Een grote naam die op het festival zijn ding mocht komen doen was ongetwijfeld Kamasi Washington. Hij wordt gezien als een van de vernieuwers binnen het genre, iemand die jazz nieuw leven inblies en opnieuw op de kaart zette bij een breder publiek. Een stevige reputatie, die Washington met zijn band moeiteloos wist in te lossen. Washington, uitgedost in een bruine kaftan, kwam op als een imposante verschijning, samen met zijn DJ Battlecat en vijf andere muzikanten, waaronder zijn vader, Rickey Washington, die de sopraansax verzorgde. De groep zag eruit als een collectief “Straight Outta Compton”.

Don’t judge a book by it’s cover, want ook al waren er heel wat hiphopinvloeden verweven in de set, wat hier gespeeld werd, was jazz in zijn puurste vorm. Elke muzikant kreeg ruimte om te soleren en zijn instrument in de schijnwerpers te plaatsen - de typische stijl van Washington, waarin vrijheid en virtuositeit hand in hand gaan. Ze speelden een zestal nummers in een set van een uur en drie kwartier. “Da’s niet veel,” zou je denken? Niet als je weet dat elke solo de opbouw en de spanning had van een volwaardige compositie. Het voelde hierdoor alsof je minstens het drievoud aan nummers gehoord had.

Aangekondigd als special guest verscheen Ami Taf Ra, de vrouw van Washington, op het podium om samen met hem het nummer Love te brengen. Zo’n moment is altijd spannend: een special guest durft al eens het ritme te breken in plaats van te versterken. Maar deze keer zat het snor: de tussenkomst was muzikaal helemaal op zijn plaats, en een geslaagde toevoeging aan een al rijkgevulde set. Een minder geslaagde interventie was die van DJ Battlecat, die zijn moment kreeg om te laten zien wat hij met de  draaitafels in huis had. Je verwacht dan een scheurende scratchsolo, maar die bleef uit. Het scratchwerk bleef beperkt en technisch eerder basic. In plaats daarvan manipuleerde hij vooral wat loops, al zat de timing niet altijd strak op de maat. Misschien had hij gewoon een mindere dag, want aan zijn stevige reputatie ligt het zeker niet.

Als een echte jazzcat liet Kamasi Washington zich niet in een strak tijdsschema wringen.
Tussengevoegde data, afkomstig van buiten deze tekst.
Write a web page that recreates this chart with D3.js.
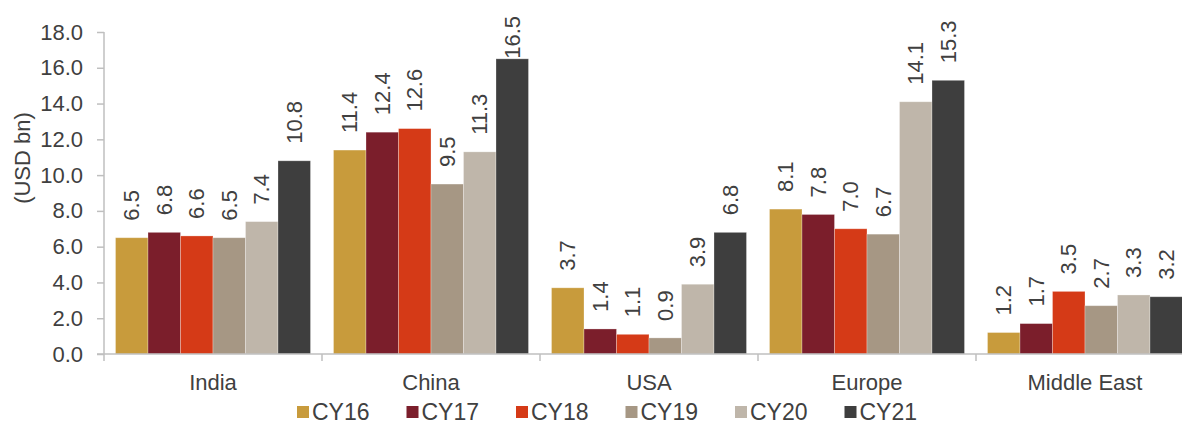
<!DOCTYPE html>
<html>
<head>
<meta charset="utf-8">
<script src="https://cdn.jsdelivr.net/npm/d3@7"></script>
<style>
  html, body { margin: 0; padding: 0; background: #fff; }
  svg { display: block; }
  text { font-family: "Liberation Sans", Arial, sans-serif; fill: #404040; }
</style>
</head>
<body>
<svg id="chart" width="1182" height="426"></svg>
<script>
const categories = ["India", "China", "USA", "Europe", "Middle East"];
const seriesNames = ["CY16", "CY17", "CY18", "CY19", "CY20", "CY21"];
const CY16 = [6.5, 11.4, 3.7, 8.1, 1.2];
const CY17 = [6.8, 12.4, 1.4, 7.8, 1.7];
const CY18 = [6.6, 12.6, 1.1, 7.0, 3.5];
const CY19 = [6.5, 9.5, 0.9, 6.7, 2.7];
const CY20 = [7.4, 11.3, 3.9, 14.1, 3.3];
const CY21 = [10.8, 16.5, 6.8, 15.3, 3.2];
const yTicks = [0, 2, 4, 6, 8, 10, 12, 14, 16, 18];
const colors = ["#C89B3C", "#7B1E2B", "#D53A17", "#A69784", "#BFB6AA", "#3E3E3E"];

const seriesValues = [CY16, CY17, CY18, CY19, CY20, CY21];

(function () {
const svg = d3.select("#chart");
const mLeft = 104, mTop = 32, mBottom = 354, stepW = 218;
const mRight = mLeft + stepW * categories.length;

const y = d3.scaleLinear().domain([0, 18]).range([mBottom, mTop]);
const x0 = d3.scaleBand().domain(categories).range([mLeft, mRight]).paddingInner(0).paddingOuter(0);
const x1 = d3.scaleBand().domain(seriesNames).range([11.5, stepW - 11.5]).padding(0);

// Y axis
const yAxis = d3.axisLeft(y).tickValues(yTicks).tickFormat(d3.format(".1f")).tickSize(7).tickPadding(14);
const gy = svg.append("g").attr("transform", `translate(${mLeft},0)`).call(yAxis);
gy.select(".domain").remove();
gy.selectAll(".tick line").attr("stroke", "#bfbfbf").attr("stroke-width", 1.5);
gy.selectAll(".tick text").style("font-size", "22px").style("font-family", "'Liberation Sans', Arial, sans-serif").attr("fill", "#404040");
svg.append("line").attr("x1", mLeft).attr("x2", mLeft).attr("y1", mTop).attr("y2", mBottom + 7)
  .attr("stroke", "#bfbfbf").attr("stroke-width", 1.5);

// Bars
const groups = svg.append("g").selectAll("g").data(categories).join("g")
  .attr("transform", d => `translate(${x0(d)},0)`);
groups.selectAll("rect").data((c, ci) => seriesNames.map((s, si) => ({ s, si, v: seriesValues[si][ci] })))
  .join("rect")
  .attr("x", d => x1(d.s))
  .attr("width", x1.bandwidth())
  .attr("y", d => y(d.v))
  .attr("height", d => mBottom - y(d.v))
  .attr("fill", d => colors[d.si])
  .attr("stroke", "rgba(255,255,255,0.35)")
  .attr("stroke-width", 0.8);

// Data labels
groups.selectAll("text.lbl").data((c, ci) => seriesNames.map((s, si) => ({ s, si, v: seriesValues[si][ci] })))
  .join("text")
  .attr("class", "lbl")
  .style("font-size", "22px")
  .attr("text-anchor", "start")
  .attr("dominant-baseline", "central")
  .text(d => d.v.toFixed(1))
  .each(function (d) {
    const len = this.getComputedTextLength();
    let yb = y(d.v) - 17;
    if (yb - len < 16) yb = 16 + len;
    const cx = x1(d.s) + x1.bandwidth() / 2;
    d3.select(this).attr("transform", `translate(${cx},${yb}) rotate(-90)`);
  });

// Baseline and category ticks
svg.append("line").attr("x1", mLeft - 7).attr("x2", 1182).attr("y1", mBottom).attr("y2", mBottom)
  .attr("stroke", "#bfbfbf").attr("stroke-width", 1.5);
categories.slice(1).forEach(c => {
  svg.append("line").attr("x1", x0(c)).attr("x2", x0(c)).attr("y1", mBottom).attr("y2", mBottom + 7)
    .attr("stroke", "#bfbfbf").attr("stroke-width", 1.5);
});

// Category labels
svg.append("g").selectAll("text").data(categories).join("text")
  .attr("x", d => x0(d) + stepW / 2)
  .attr("y", 390)
  .attr("text-anchor", "middle")
  .style("font-size", "22px")
  .text(d => d);

// Y title
svg.append("text")
  .attr("transform", "translate(30,158) rotate(-90)")
  .attr("text-anchor", "middle")
  .style("font-size", "22px")
  .text("(USD bn)");

// Legend
const lg = svg.append("g").selectAll("g").data(seriesNames).join("g")
  .attr("transform", (d, i) => `translate(${297 + i * 109.5},0)`);
lg.append("rect").attr("x", 0).attr("y", 406).attr("width", 12).attr("height", 12)
  .attr("fill", (d, i) => colors[i]);
lg.append("text").attr("x", 15).attr("y", 420).style("font-size", "23px").text(d => d);
})();
</script>
</body>
</html>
Zijn set liep een goeie vijftien minuten uit, waardoor Bandler Ching al op dreef was toen wij koers zetten richting Garden Stage. Pas toen ook de rest van het publiek van het hoofdpodium binnendruppelde, kon de set écht op gang komen. Ambroos De Schepper, de frontman van het Brusselse gezelschap, nam de teugels in handen en nam het publiek op sleeptouw met de woorden: “We hebben maar dertig minuten, dus let’s go!”. Na deze inleiding volgde een set vol scheve grooves en ritmische breaks. Er hing een hype in de lucht: voor het eerst die dag stond het publiek tot helemaal vooraan, klaar voor een halfuur gecontroleerde chaos.

Voor we het goed en wel beseften, waren de aangekondigde dertig minuten van Bandler Ching voorbij, en was het tijd voor Lander & Adriaan om het hoofdpodium finaal plat te spelen. In hun typische 360°-opstelling werden ze omsingeld door een mix van diehardfans en toevallige passanten die al richting uitgang dwaalden, maar toch bleven plakken. Met het al snel ingezette Dansshow zat de sfeer er meteen in. Wat volgde was een set vol breakbeats en opzwepende synths, versterkt door live visuals, waarin beide heren uitvergroot werden geprojecteerd. Een mooie eindnoot op een slotdag die moeiteloos het hoogtepunt van Gent Jazz 2025 leek.